Data to process ▸

━━━━━━━━━━━━━━━━

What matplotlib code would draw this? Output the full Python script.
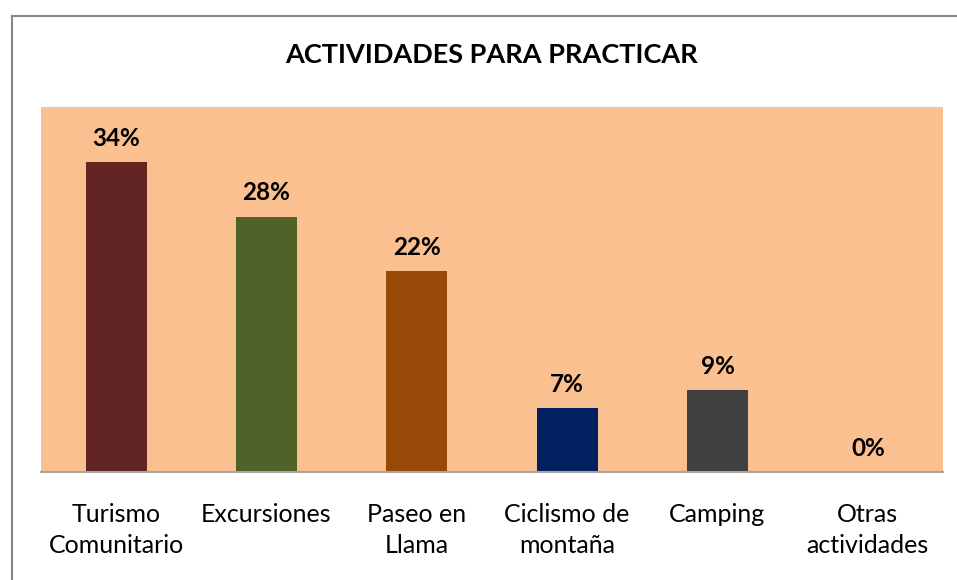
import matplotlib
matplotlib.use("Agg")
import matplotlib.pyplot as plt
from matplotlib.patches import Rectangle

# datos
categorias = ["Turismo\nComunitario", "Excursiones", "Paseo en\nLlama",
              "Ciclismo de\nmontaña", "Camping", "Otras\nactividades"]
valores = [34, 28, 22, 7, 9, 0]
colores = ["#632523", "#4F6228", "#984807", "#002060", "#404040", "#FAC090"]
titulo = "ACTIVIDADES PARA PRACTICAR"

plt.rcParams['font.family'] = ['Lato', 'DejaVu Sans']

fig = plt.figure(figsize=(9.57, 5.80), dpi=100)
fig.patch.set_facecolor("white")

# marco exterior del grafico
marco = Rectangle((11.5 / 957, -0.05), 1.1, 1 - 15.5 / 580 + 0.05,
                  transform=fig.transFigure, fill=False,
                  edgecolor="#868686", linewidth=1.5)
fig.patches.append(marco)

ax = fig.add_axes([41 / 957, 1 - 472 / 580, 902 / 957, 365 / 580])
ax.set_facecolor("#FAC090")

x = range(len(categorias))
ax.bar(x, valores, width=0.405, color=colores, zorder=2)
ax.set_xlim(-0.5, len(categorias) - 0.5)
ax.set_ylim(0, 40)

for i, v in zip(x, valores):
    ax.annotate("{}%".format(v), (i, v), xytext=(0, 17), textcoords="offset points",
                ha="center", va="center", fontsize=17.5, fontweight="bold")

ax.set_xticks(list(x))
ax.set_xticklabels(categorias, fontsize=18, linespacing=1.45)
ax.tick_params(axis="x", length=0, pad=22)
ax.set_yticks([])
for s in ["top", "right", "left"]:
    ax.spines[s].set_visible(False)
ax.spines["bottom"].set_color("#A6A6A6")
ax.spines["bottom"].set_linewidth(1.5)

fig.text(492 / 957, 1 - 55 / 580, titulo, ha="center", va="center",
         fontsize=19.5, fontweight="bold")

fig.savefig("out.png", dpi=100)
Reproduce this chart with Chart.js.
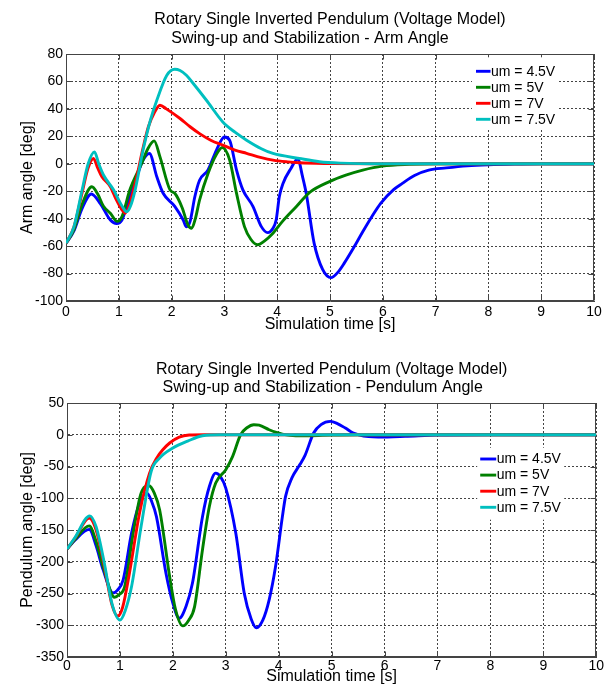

━━━━━━━━━━━━━━━━

Written task ▸ Reproduce the records verbatim, omitting all images they contain.

Problem solution ▸
What matplotlib code would draw this? Output the full Python script.
import matplotlib
matplotlib.use("Agg")
import matplotlib.pyplot as plt
from matplotlib.patches import Rectangle

# datos
categorias = ["Turismo\nComunitario", "Excursiones", "Paseo en\nLlama",
              "Ciclismo de\nmontaña", "Camping", "Otras\nactividades"]
valores = [34, 28, 22, 7, 9, 0]
colores = ["#632523", "#4F6228", "#984807", "#002060", "#404040", "#FAC090"]
titulo = "ACTIVIDADES PARA PRACTICAR"

plt.rcParams['font.family'] = ['Lato', 'DejaVu Sans']

fig = plt.figure(figsize=(9.57, 5.80), dpi=100)
fig.patch.set_facecolor("white")

# marco exterior del grafico
marco = Rectangle((11.5 / 957, -0.05), 1.1, 1 - 15.5 / 580 + 0.05,
                  transform=fig.transFigure, fill=False,
                  edgecolor="#868686", linewidth=1.5)
fig.patches.append(marco)

ax = fig.add_axes([41 / 957, 1 - 472 / 580, 902 / 957, 365 / 580])
ax.set_facecolor("#FAC090")

x = range(len(categorias))
ax.bar(x, valores, width=0.405, color=colores, zorder=2)
ax.set_xlim(-0.5, len(categorias) - 0.5)
ax.set_ylim(0, 40)

for i, v in zip(x, valores):
    ax.annotate("{}%".format(v), (i, v), xytext=(0, 17), textcoords="offset points",
                ha="center", va="center", fontsize=17.5, fontweight="bold")

ax.set_xticks(list(x))
ax.set_xticklabels(categorias, fontsize=18, linespacing=1.45)
ax.tick_params(axis="x", length=0, pad=22)
ax.set_yticks([])
for s in ["top", "right", "left"]:
    ax.spines[s].set_visible(False)
ax.spines["bottom"].set_color("#A6A6A6")
ax.spines["bottom"].set_linewidth(1.5)

fig.text(492 / 957, 1 - 55 / 580, titulo, ha="center", va="center",
         fontsize=19.5, fontweight="bold")

fig.savefig("out.png", dpi=100)
Reproduce this chart with Chart.js.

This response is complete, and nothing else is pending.